'''

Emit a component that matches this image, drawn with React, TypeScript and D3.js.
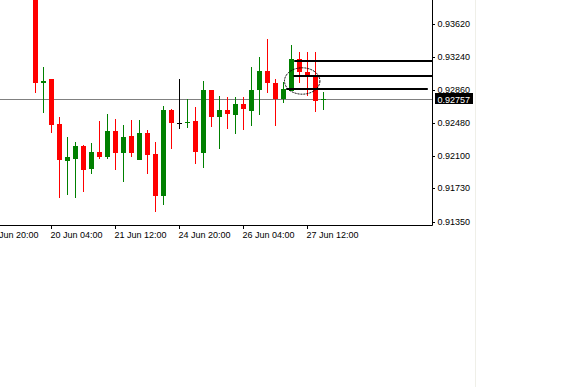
import React from 'react';
import { scaleLinear } from 'd3';

// H4 bars, 19 Jun 12:00 .. 27 Jun 16:00
const opens = [0.9405, 0.92939, 0.92985, 0.92474, 0.92045, 0.92068, 0.92221, 0.91957, 0.92149, 0.92095,
  0.92390, 0.92141, 0.92336, 0.92057, 0.92364, 0.92126, 0.91643, 0.92632, 0.92486, 0.92482,
  0.92505, 0.92141, 0.92861, 0.92548, 0.92632, 0.92574, 0.92701, 0.92624, 0.92861, 0.93080,
  0.92939, 0.92758, 0.92850, 0.93218, 0.93072, 0.93034, 0.92755];
const highs = [0.9410, 0.93129, 0.92990, 0.92551, 0.92325, 0.92267, 0.92230, 0.92256, 0.92509, 0.92586,
  0.92532, 0.92459, 0.92517, 0.92517, 0.92402, 0.92267, 0.92678, 0.92643, 0.92988, 0.92755,
  0.92663, 0.92965, 0.92861, 0.92793, 0.92778, 0.92784, 0.92778, 0.93122, 0.93237, 0.93444,
  0.92988, 0.92957, 0.93379, 0.93302, 0.93302, 0.93302, 0.92842];
const lows = [0.92830, 0.92601, 0.92371, 0.91624, 0.91655, 0.91624, 0.91693, 0.91893, 0.92065, 0.92072,
  0.91942, 0.91807, 0.92088, 0.92057, 0.91896, 0.91463, 0.91540, 0.92183, 0.92417, 0.92421,
  0.92007, 0.91961, 0.92440, 0.92180, 0.92410, 0.92352, 0.92402, 0.92451, 0.92574, 0.92824,
  0.92451, 0.92709, 0.92850, 0.92939, 0.92796, 0.92612, 0.92632];
const closes = [0.92939, 0.92968, 0.92463, 0.92057, 0.92095, 0.92221, 0.91942, 0.92149, 0.92095, 0.92390,
  0.92141, 0.92325, 0.92141, 0.92364, 0.92114, 0.91643, 0.92632, 0.92486, 0.92486, 0.92490,
  0.92152, 0.92861, 0.92548, 0.92632, 0.92589, 0.92701, 0.92640, 0.92861, 0.93080, 0.92939,
  0.92758, 0.92873, 0.93218, 0.93065, 0.93022, 0.92739, 0.92757];

const priceTicks = [0.9362, 0.9324, 0.9286, 0.9248, 0.921, 0.9173, 0.9135];
const timeLabels = ['19 Jun 20:00', '20 Jun 04:00', '21 Jun 12:00', '24 Jun 20:00', '26 Jun 04:00', '27 Jun 12:00'];
const timeBars = [-6, 2, 10, 18, 26, 34];

const bid = 0.92757;
// drawn horizontal levels: price, first bar, last bar (null = to the axis)
const levelPrices = [0.93195, 0.93022, 0.92876];
const levelFrom = [32.4, 32.3, 31.4];
const levelTo: (number | null)[] = [null, null, 49.1];
const circleBar = 33.4;
const circlePrice = 0.92965;

const W = 571;
const H = 387;
const axisX = 432;
const axisY = 225;
const font = '"Liberation Sans", Arial, sans-serif';

export default function App() {
  const x = scaleLinear().domain([0, 1]).range([35, 43]);
  const y = scaleLinear().domain([0.9135, 0.9362]).range([221.5, 24]);
  const fmt = (v: number) => v.toFixed(5);

  return (
    <div style={{ position: 'fixed', left: 0, top: 0 }}>
      <svg width={W} height={H} style={{ display: 'block', background: '#fff' }}>
        <defs>
          <clipPath id="plot">
            <rect x={0} y={0} width={axisX} height={axisY} />
          </clipPath>
        </defs>
        <line x1={475.5} x2={475.5} y1={0} y2={H} stroke="#efefe8" />

        <line x1={0} x2={axisX} y1={Math.round(y(bid)) + 0.5} y2={Math.round(y(bid)) + 0.5} stroke="#808080" />

        <g clipPath="url(#plot)">
          {opens.map((o, i) => {
            const c = closes[i];
            const cx = Math.round(x(i));
            const col = Math.abs(c - o) < 0.00001 ? '#000' : c > o ? '#008000' : '#ff0000';
            const top = Math.round(y(Math.max(o, c)));
            const bot = Math.round(y(Math.min(o, c)));
            return (
              <g key={i}>
                <line x1={cx + 0.5} x2={cx + 0.5} y1={Math.round(y(highs[i]))} y2={Math.round(y(lows[i]))} stroke={col} />
                {bot - top < 2
                  ? <line x1={cx - 2} x2={cx + 3} y1={top + 0.5} y2={top + 0.5} stroke={col} />
                  : <rect x={cx - 2} y={top} width={5} height={bot - top} fill={col} />}
              </g>
            );
          })}

          {levelPrices.map((p, i) => {
            const to = levelTo[i];
            return (
              <line key={i} x1={x(levelFrom[i])} x2={to === null ? axisX : x(to)}
                y1={Math.round(y(p))} y2={Math.round(y(p))} stroke="#000" strokeWidth={2} />
            );
          })}
          <ellipse cx={x(circleBar)} cy={y(circlePrice)} rx={17.7} ry={13.2}
            fill="none" stroke="#000" strokeWidth={1} strokeDasharray="2,1" />
        </g>

        <line x1={axisX + 0.5} x2={axisX + 0.5} y1={0} y2={axisY + 0.5} stroke="#000" />
        <line x1={0} x2={axisX + 0.5} y1={axisY + 0.5} y2={axisY + 0.5} stroke="#000" />

        {priceTicks.map((t) => (
          <g key={t}>
            <line x1={axisX} x2={axisX + 3} y1={Math.round(y(t)) + 0.5} y2={Math.round(y(t)) + 0.5} stroke="#000" />
            <text x={437.5} y={y(t) + 3} fontSize={9} fontFamily={font} fill="#000">{fmt(t)}</text>
          </g>
        ))}

        {timeBars.map((b, i) => {
          const tx = Math.round(x(b)) + 0.5;
          return (
            <g key={b}>
              <line x1={tx} x2={tx} y1={axisY} y2={axisY + 4} stroke="#000" />
              <text x={tx - 1} y={238} fontSize={9} fontFamily={font} fill="#000">{timeLabels[i]}</text>
            </g>
          );
        })}

        <rect x={435} y={Math.round(y(bid)) - 6} width={38} height={11} fill="#000" />
        <text x={437.5} y={y(bid) + 3.5} fontSize={9} fontFamily={font} fill="#fff">{fmt(bid)}</text>
      </svg>
    </div>
  );
}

'''

The problem - Keep the pictures out of the copy and write out the data exactly as it stands.

Exercise response -
Emit a component that matches this image, drawn with React, TypeScript and D3.js.
import React from 'react';
import { scaleLinear } from 'd3';

// H4 bars, 19 Jun 12:00 .. 27 Jun 16:00
const opens = [0.9405, 0.92939, 0.92985, 0.92474, 0.92045, 0.92068, 0.92221, 0.91957, 0.92149, 0.92095,
  0.92390, 0.92141, 0.92336, 0.92057, 0.92364, 0.92126, 0.91643, 0.92632, 0.92486, 0.92482,
  0.92505, 0.92141, 0.92861, 0.92548, 0.92632, 0.92574, 0.92701, 0.92624, 0.92861, 0.93080,
  0.92939, 0.92758, 0.92850, 0.93218, 0.93072, 0.93034, 0.92755];
const highs = [0.9410, 0.93129, 0.92990, 0.92551, 0.92325, 0.92267, 0.92230, 0.92256, 0.92509, 0.92586,
  0.92532, 0.92459, 0.92517, 0.92517, 0.92402, 0.92267, 0.92678, 0.92643, 0.92988, 0.92755,
  0.92663, 0.92965, 0.92861, 0.92793, 0.92778, 0.92784, 0.92778, 0.93122, 0.93237, 0.93444,
  0.92988, 0.92957, 0.93379, 0.93302, 0.93302, 0.93302, 0.92842];
const lows = [0.92830, 0.92601, 0.92371, 0.91624, 0.91655, 0.91624, 0.91693, 0.91893, 0.92065, 0.92072,
  0.91942, 0.91807, 0.92088, 0.92057, 0.91896, 0.91463, 0.91540, 0.92183, 0.92417, 0.92421,
  0.92007, 0.91961, 0.92440, 0.92180, 0.92410, 0.92352, 0.92402, 0.92451, 0.92574, 0.92824,
  0.92451, 0.92709, 0.92850, 0.92939, 0.92796, 0.92612, 0.92632];
const closes = [0.92939, 0.92968, 0.92463, 0.92057, 0.92095, 0.92221, 0.91942, 0.92149, 0.92095, 0.92390,
  0.92141, 0.92325, 0.92141, 0.92364, 0.92114, 0.91643, 0.92632, 0.92486, 0.92486, 0.92490,
  0.92152, 0.92861, 0.92548, 0.92632, 0.92589, 0.92701, 0.92640, 0.92861, 0.93080, 0.92939,
  0.92758, 0.92873, 0.93218, 0.93065, 0.93022, 0.92739, 0.92757];

const priceTicks = [0.9362, 0.9324, 0.9286, 0.9248, 0.921, 0.9173, 0.9135];
const timeLabels = ['19 Jun 20:00', '20 Jun 04:00', '21 Jun 12:00', '24 Jun 20:00', '26 Jun 04:00', '27 Jun 12:00'];
const timeBars = [-6, 2, 10, 18, 26, 34];

const bid = 0.92757;
// drawn horizontal levels: price, first bar, last bar (null = to the axis)
const levelPrices = [0.93195, 0.93022, 0.92876];
const levelFrom = [32.4, 32.3, 31.4];
const levelTo: (number | null)[] = [null, null, 49.1];
const circleBar = 33.4;
const circlePrice = 0.92965;

const W = 571;
const H = 387;
const axisX = 432;
const axisY = 225;
const font = '"Liberation Sans", Arial, sans-serif';

export default function App() {
  const x = scaleLinear().domain([0, 1]).range([35, 43]);
  const y = scaleLinear().domain([0.9135, 0.9362]).range([221.5, 24]);
  const fmt = (v: number) => v.toFixed(5);

  return (
    <div style={{ position: 'fixed', left: 0, top: 0 }}>
      <svg width={W} height={H} style={{ display: 'block', background: '#fff' }}>
        <defs>
          <clipPath id="plot">
            <rect x={0} y={0} width={axisX} height={axisY} />
          </clipPath>
        </defs>
        <line x1={475.5} x2={475.5} y1={0} y2={H} stroke="#efefe8" />

        <line x1={0} x2={axisX} y1={Math.round(y(bid)) + 0.5} y2={Math.round(y(bid)) + 0.5} stroke="#808080" />

        <g clipPath="url(#plot)">
          {opens.map((o, i) => {
            const c = closes[i];
            const cx = Math.round(x(i));
            const col = Math.abs(c - o) < 0.00001 ? '#000' : c > o ? '#008000' : '#ff0000';
            const top = Math.round(y(Math.max(o, c)));
            const bot = Math.round(y(Math.min(o, c)));
            return (
              <g key={i}>
                <line x1={cx + 0.5} x2={cx + 0.5} y1={Math.round(y(highs[i]))} y2={Math.round(y(lows[i]))} stroke={col} />
                {bot - top < 2
                  ? <line x1={cx - 2} x2={cx + 3} y1={top + 0.5} y2={top + 0.5} stroke={col} />
                  : <rect x={cx - 2} y={top} width={5} height={bot - top} fill={col} />}
              </g>
            );
          })}

          {levelPrices.map((p, i) => {
            const to = levelTo[i];
            return (
              <line key={i} x1={x(levelFrom[i])} x2={to === null ? axisX : x(to)}
                y1={Math.round(y(p))} y2={Math.round(y(p))} stroke="#000" strokeWidth={2} />
            );
          })}
          <ellipse cx={x(circleBar)} cy={y(circlePrice)} rx={17.7} ry={13.2}
            fill="none" stroke="#000" strokeWidth={1} strokeDasharray="2,1" />
        </g>

        <line x1={axisX + 0.5} x2={axisX + 0.5} y1={0} y2={axisY + 0.5} stroke="#000" />
        <line x1={0} x2={axisX + 0.5} y1={axisY + 0.5} y2={axisY + 0.5} stroke="#000" />

        {priceTicks.map((t) => (
          <g key={t}>
            <line x1={axisX} x2={axisX + 3} y1={Math.round(y(t)) + 0.5} y2={Math.round(y(t)) + 0.5} stroke="#000" />
            <text x={437.5} y={y(t) + 3} fontSize={9} fontFamily={font} fill="#000">{fmt(t)}</text>
          </g>
        ))}

        {timeBars.map((b, i) => {
          const tx = Math.round(x(b)) + 0.5;
          return (
            <g key={b}>
              <line x1={tx} x2={tx} y1={axisY} y2={axisY + 4} stroke="#000" />
              <text x={tx - 1} y={238} fontSize={9} fontFamily={font} fill="#000">{timeLabels[i]}</text>
            </g>
          );
        })}

        <rect x={435} y={Math.round(y(bid)) - 6} width={38} height={11} fill="#000" />
        <text x={437.5} y={y(bid) + 3.5} fontSize={9} fontFamily={font} fill="#fff">{fmt(bid)}</text>
      </svg>
    </div>
  );
}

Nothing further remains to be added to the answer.